** Written exercise **
In how many lines of the data does the word "matplotlib" appear? Give the number by itself.

Source code of charts
★ ★ ★ ★ ★ ★ ★

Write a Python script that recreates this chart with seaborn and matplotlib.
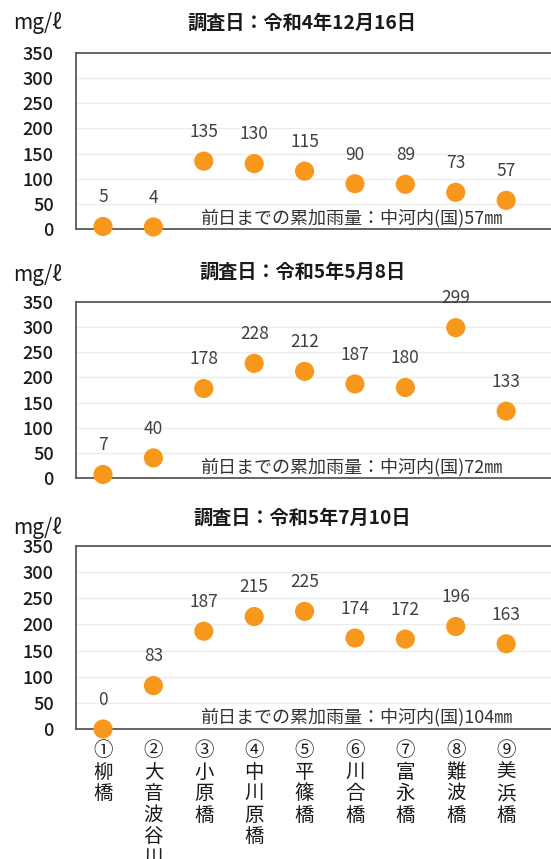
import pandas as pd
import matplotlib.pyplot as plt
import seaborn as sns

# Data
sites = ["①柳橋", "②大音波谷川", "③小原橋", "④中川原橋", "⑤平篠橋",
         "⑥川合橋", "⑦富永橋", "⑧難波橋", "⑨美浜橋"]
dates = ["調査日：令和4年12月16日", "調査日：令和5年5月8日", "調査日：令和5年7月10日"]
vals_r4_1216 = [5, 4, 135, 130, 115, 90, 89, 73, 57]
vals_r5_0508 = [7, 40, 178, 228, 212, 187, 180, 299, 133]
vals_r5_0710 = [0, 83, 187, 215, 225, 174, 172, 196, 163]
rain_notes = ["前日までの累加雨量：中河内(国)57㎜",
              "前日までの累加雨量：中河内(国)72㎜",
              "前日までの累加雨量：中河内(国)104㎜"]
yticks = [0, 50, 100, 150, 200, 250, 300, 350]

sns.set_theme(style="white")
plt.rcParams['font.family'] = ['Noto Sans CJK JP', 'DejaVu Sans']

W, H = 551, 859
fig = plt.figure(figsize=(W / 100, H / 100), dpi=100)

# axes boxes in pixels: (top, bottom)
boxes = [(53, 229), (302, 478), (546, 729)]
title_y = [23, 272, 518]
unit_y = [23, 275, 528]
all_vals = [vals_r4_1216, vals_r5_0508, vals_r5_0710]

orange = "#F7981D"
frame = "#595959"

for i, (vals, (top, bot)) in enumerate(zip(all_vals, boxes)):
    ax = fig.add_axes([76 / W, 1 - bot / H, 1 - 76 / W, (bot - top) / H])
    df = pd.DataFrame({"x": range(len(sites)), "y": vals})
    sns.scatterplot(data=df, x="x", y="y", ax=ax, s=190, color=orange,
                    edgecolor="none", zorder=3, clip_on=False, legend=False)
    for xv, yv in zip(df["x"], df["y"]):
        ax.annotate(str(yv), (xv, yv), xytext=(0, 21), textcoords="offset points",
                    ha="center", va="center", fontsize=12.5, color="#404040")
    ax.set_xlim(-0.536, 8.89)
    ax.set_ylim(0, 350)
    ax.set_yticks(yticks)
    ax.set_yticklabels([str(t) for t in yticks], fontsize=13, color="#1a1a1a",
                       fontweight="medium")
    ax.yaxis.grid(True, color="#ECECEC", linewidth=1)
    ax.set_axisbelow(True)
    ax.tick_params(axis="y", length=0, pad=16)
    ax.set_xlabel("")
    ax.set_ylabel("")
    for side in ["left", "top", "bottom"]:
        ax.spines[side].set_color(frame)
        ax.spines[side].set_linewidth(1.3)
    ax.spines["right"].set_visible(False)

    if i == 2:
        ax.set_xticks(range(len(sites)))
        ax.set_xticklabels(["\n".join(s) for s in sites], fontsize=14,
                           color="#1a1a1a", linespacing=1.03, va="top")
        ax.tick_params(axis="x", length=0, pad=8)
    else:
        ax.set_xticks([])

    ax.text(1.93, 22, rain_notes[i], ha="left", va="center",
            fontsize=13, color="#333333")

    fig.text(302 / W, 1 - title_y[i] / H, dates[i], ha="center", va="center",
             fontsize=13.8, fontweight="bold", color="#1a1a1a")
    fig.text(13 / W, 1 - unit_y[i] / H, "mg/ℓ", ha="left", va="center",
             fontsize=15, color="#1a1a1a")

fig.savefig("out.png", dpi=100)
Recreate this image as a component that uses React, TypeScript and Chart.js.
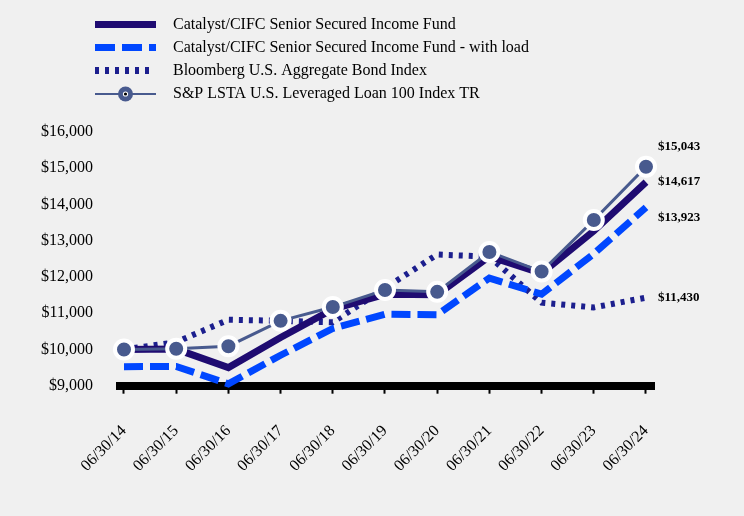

★ ★ ★ ★ ★ ★ ★

** Solution for this task **
2